(Stored items from a collection)
▽

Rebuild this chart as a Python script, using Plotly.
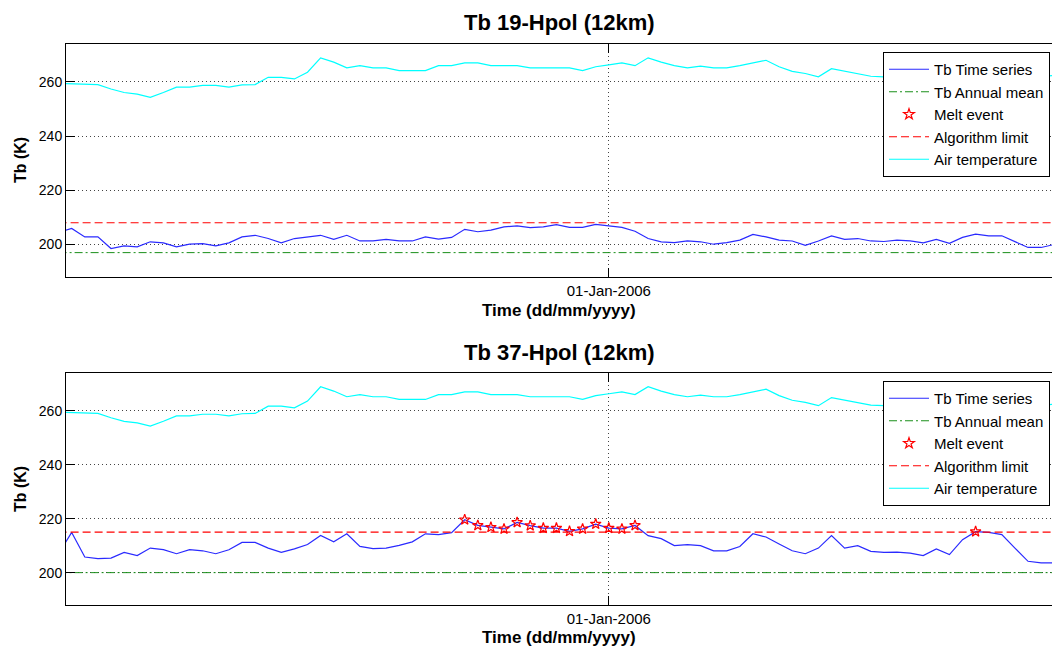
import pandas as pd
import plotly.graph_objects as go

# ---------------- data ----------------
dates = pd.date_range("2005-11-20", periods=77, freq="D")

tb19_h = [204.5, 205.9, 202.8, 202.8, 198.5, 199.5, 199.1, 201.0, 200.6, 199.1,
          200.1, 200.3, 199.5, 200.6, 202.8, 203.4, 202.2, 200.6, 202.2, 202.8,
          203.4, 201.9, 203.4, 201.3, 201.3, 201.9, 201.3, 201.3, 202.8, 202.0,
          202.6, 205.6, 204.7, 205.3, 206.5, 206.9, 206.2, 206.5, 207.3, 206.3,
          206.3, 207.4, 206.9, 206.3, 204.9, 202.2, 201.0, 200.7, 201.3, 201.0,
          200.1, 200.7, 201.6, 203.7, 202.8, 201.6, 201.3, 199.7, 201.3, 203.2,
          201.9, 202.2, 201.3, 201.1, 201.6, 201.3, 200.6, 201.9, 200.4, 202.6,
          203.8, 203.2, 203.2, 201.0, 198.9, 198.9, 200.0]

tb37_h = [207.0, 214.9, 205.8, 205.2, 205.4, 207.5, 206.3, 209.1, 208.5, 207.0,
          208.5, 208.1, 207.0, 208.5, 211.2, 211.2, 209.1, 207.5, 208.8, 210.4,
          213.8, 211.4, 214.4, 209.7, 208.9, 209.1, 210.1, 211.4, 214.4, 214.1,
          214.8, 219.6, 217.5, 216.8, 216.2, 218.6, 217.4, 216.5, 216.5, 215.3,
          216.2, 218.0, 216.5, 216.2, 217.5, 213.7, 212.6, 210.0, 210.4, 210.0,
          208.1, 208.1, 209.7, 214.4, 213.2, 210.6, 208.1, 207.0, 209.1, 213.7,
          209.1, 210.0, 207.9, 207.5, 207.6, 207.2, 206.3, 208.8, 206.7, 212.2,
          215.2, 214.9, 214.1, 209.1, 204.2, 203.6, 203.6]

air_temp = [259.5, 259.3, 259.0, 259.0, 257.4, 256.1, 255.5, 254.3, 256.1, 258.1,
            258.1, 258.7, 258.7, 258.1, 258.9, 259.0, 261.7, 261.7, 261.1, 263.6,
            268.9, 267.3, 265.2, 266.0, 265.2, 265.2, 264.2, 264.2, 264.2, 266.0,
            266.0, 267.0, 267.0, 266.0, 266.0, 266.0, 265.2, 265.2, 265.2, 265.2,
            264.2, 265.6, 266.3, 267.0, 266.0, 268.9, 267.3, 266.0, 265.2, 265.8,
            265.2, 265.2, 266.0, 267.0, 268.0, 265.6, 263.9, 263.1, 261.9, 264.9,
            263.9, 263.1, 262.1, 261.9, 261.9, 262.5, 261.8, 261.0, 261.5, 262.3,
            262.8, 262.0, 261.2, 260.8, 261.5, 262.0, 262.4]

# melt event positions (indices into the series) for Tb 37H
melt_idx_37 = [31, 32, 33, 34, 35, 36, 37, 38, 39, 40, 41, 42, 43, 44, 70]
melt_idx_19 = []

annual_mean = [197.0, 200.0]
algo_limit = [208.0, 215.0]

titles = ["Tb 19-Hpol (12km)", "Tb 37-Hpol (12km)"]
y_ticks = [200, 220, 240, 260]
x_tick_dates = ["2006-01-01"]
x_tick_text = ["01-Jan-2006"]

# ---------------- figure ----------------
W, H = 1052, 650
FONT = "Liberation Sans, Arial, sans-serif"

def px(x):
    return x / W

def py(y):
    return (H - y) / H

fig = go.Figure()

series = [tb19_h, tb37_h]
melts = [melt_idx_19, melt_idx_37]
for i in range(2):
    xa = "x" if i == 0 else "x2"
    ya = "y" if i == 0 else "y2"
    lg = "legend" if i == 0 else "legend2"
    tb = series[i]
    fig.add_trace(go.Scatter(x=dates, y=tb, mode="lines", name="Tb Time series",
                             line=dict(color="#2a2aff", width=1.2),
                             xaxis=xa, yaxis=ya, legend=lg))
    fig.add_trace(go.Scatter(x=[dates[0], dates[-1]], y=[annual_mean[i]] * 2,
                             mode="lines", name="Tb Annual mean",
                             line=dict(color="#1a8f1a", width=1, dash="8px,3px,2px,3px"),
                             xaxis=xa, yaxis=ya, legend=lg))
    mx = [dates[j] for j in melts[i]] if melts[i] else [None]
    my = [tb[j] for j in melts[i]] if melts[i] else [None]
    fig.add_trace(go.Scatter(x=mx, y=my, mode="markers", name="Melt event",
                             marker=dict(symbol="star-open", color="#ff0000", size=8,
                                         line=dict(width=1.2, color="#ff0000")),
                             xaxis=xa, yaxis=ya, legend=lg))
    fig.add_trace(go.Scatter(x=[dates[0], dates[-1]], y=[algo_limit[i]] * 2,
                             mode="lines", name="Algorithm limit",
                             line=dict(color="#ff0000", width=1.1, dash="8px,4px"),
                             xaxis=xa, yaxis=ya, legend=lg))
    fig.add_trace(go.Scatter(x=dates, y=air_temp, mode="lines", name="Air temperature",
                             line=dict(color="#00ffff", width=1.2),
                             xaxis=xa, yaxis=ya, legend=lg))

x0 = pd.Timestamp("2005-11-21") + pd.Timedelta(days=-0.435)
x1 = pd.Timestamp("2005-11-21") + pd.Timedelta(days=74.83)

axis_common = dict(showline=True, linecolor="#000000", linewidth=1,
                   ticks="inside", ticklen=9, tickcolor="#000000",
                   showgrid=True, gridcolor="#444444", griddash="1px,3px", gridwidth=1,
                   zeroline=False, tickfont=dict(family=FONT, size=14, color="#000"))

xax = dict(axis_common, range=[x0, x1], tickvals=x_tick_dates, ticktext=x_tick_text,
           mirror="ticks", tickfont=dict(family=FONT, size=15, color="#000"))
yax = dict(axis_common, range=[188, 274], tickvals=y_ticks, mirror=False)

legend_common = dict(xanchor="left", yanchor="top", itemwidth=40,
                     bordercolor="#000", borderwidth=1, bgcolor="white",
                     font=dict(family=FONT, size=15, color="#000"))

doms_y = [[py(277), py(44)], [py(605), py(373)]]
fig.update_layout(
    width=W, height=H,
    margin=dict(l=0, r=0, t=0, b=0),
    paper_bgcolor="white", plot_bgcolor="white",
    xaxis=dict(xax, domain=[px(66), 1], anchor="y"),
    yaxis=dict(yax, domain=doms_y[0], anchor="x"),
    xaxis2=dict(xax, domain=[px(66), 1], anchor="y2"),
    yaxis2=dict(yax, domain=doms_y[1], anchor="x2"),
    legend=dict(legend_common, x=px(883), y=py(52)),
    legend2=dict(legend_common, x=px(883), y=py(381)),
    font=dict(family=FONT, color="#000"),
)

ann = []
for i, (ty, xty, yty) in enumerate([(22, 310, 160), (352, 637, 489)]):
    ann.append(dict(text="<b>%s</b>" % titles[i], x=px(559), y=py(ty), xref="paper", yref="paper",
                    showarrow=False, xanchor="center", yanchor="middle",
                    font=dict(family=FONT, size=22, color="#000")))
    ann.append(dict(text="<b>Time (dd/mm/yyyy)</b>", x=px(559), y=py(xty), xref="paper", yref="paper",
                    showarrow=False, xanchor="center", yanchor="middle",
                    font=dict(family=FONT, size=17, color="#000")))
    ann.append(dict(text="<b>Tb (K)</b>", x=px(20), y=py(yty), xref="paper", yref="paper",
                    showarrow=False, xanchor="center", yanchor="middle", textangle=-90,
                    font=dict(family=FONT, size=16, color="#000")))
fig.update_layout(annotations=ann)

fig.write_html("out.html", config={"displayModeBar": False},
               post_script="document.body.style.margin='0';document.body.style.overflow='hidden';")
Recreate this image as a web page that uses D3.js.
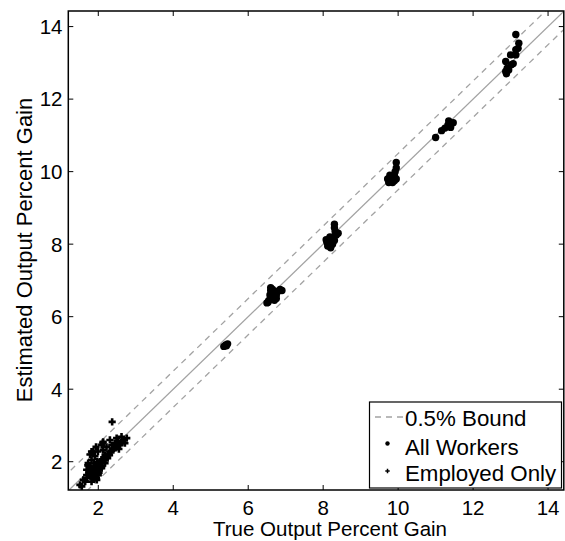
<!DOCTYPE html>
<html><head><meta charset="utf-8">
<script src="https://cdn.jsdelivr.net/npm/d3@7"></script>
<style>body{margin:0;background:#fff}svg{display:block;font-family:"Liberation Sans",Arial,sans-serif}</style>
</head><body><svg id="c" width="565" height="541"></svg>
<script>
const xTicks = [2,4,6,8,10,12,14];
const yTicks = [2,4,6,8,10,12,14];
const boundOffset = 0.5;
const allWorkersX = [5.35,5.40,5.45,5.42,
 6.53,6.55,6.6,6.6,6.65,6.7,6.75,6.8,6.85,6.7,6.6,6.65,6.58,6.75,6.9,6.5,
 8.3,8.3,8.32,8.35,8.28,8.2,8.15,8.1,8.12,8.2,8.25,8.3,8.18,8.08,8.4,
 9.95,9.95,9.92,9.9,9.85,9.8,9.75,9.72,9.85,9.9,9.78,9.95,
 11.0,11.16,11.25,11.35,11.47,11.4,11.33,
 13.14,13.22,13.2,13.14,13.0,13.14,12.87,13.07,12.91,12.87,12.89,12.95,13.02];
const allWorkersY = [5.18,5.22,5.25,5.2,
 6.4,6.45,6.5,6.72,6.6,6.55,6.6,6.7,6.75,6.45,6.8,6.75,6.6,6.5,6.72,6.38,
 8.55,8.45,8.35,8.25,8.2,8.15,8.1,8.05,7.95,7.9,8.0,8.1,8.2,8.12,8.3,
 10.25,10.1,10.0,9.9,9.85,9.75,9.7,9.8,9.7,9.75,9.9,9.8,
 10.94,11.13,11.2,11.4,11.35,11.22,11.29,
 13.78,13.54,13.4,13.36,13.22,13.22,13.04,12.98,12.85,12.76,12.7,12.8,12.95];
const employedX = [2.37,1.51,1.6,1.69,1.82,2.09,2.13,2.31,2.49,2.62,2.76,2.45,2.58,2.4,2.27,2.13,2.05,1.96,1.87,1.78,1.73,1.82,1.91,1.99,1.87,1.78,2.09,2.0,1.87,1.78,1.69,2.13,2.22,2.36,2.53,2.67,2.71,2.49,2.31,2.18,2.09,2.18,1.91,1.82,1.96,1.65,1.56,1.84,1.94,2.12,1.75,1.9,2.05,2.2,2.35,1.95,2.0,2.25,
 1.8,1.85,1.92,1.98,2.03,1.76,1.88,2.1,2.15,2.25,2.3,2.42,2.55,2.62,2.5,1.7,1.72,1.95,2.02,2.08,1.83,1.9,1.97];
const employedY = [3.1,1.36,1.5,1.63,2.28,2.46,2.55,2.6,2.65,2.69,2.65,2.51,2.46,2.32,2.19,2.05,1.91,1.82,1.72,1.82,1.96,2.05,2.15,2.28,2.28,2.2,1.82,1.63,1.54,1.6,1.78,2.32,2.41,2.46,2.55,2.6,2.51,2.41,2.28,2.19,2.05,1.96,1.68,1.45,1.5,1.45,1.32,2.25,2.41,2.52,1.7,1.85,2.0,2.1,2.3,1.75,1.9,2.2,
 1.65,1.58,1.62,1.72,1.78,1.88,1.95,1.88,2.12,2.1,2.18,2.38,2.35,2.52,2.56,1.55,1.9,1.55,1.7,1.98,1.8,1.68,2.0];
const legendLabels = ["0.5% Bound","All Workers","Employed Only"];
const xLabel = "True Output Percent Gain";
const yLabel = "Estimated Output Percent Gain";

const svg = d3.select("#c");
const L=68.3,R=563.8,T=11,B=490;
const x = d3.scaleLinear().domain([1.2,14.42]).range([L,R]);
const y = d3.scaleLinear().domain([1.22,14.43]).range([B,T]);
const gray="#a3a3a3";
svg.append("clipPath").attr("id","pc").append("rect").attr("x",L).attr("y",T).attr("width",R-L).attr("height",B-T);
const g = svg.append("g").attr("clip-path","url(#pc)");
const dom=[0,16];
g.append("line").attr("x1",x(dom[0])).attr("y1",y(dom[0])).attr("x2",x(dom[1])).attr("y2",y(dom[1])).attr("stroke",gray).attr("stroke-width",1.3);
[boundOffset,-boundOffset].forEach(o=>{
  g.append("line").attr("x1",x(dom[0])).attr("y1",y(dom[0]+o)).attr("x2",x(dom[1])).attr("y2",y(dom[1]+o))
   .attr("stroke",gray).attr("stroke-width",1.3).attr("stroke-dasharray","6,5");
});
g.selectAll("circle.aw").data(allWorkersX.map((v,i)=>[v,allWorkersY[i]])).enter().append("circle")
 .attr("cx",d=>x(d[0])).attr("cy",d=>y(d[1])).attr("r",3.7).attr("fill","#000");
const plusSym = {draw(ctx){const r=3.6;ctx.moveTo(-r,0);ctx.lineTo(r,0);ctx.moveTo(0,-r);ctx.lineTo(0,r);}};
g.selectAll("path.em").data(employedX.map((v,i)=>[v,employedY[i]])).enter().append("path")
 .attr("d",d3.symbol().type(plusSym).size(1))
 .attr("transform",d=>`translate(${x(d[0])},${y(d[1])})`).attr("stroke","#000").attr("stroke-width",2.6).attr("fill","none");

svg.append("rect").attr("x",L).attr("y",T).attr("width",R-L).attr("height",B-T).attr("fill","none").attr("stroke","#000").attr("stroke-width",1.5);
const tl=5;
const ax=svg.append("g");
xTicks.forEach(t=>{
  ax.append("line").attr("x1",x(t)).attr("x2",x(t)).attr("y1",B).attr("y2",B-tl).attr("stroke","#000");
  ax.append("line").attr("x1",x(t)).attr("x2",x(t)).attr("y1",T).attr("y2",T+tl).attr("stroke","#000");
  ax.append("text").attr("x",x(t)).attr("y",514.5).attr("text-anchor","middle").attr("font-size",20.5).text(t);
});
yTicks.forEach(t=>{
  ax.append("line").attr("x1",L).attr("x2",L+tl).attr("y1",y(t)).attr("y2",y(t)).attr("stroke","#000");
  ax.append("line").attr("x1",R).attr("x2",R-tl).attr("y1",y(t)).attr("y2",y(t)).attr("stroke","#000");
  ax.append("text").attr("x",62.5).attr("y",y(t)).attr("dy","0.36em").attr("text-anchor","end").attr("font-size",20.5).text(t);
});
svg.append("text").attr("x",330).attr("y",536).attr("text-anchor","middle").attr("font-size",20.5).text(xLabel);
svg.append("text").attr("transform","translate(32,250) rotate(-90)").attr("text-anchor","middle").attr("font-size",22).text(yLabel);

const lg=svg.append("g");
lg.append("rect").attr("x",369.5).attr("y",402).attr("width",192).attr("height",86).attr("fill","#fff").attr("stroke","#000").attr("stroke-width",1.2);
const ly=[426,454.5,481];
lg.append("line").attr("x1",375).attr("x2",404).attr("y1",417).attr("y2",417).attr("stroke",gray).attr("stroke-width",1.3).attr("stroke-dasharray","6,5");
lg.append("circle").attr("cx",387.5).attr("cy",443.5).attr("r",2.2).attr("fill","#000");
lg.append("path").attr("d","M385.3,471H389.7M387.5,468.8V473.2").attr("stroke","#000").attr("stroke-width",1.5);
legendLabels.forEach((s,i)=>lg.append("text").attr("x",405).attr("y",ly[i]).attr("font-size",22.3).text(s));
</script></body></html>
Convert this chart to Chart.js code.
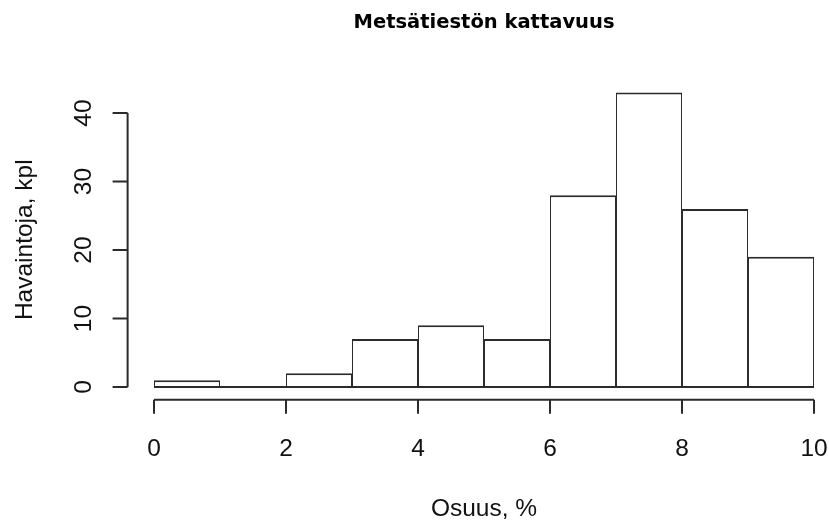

△

Problem to work on>
Write out exactly the lines between the start of the data and the line with "262.8, 262.0, 261.2, 260.8, 261.5, 262.0, 262.4]", including both, but none of the pictures.

Result of the exercise>
Rebuild this chart as a Python script, using Plotly.
import pandas as pd
import plotly.graph_objects as go

# ---------------- data ----------------
dates = pd.date_range("2005-11-20", periods=77, freq="D")

tb19_h = [204.5, 205.9, 202.8, 202.8, 198.5, 199.5, 199.1, 201.0, 200.6, 199.1,
          200.1, 200.3, 199.5, 200.6, 202.8, 203.4, 202.2, 200.6, 202.2, 202.8,
          203.4, 201.9, 203.4, 201.3, 201.3, 201.9, 201.3, 201.3, 202.8, 202.0,
          202.6, 205.6, 204.7, 205.3, 206.5, 206.9, 206.2, 206.5, 207.3, 206.3,
          206.3, 207.4, 206.9, 206.3, 204.9, 202.2, 201.0, 200.7, 201.3, 201.0,
          200.1, 200.7, 201.6, 203.7, 202.8, 201.6, 201.3, 199.7, 201.3, 203.2,
          201.9, 202.2, 201.3, 201.1, 201.6, 201.3, 200.6, 201.9, 200.4, 202.6,
          203.8, 203.2, 203.2, 201.0, 198.9, 198.9, 200.0]

tb37_h = [207.0, 214.9, 205.8, 205.2, 205.4, 207.5, 206.3, 209.1, 208.5, 207.0,
          208.5, 208.1, 207.0, 208.5, 211.2, 211.2, 209.1, 207.5, 208.8, 210.4,
          213.8, 211.4, 214.4, 209.7, 208.9, 209.1, 210.1, 211.4, 214.4, 214.1,
          214.8, 219.6, 217.5, 216.8, 216.2, 218.6, 217.4, 216.5, 216.5, 215.3,
          216.2, 218.0, 216.5, 216.2, 217.5, 213.7, 212.6, 210.0, 210.4, 210.0,
          208.1, 208.1, 209.7, 214.4, 213.2, 210.6, 208.1, 207.0, 209.1, 213.7,
          209.1, 210.0, 207.9, 207.5, 207.6, 207.2, 206.3, 208.8, 206.7, 212.2,
          215.2, 214.9, 214.1, 209.1, 204.2, 203.6, 203.6]

air_temp = [259.5, 259.3, 259.0, 259.0, 257.4, 256.1, 255.5, 254.3, 256.1, 258.1,
            258.1, 258.7, 258.7, 258.1, 258.9, 259.0, 261.7, 261.7, 261.1, 263.6,
            268.9, 267.3, 265.2, 266.0, 265.2, 265.2, 264.2, 264.2, 264.2, 266.0,
            266.0, 267.0, 267.0, 266.0, 266.0, 266.0, 265.2, 265.2, 265.2, 265.2,
            264.2, 265.6, 266.3, 267.0, 266.0, 268.9, 267.3, 266.0, 265.2, 265.8,
            265.2, 265.2, 266.0, 267.0, 268.0, 265.6, 263.9, 263.1, 261.9, 264.9,
            263.9, 263.1, 262.1, 261.9, 261.9, 262.5, 261.8, 261.0, 261.5, 262.3,
            262.8, 262.0, 261.2, 260.8, 261.5, 262.0, 262.4]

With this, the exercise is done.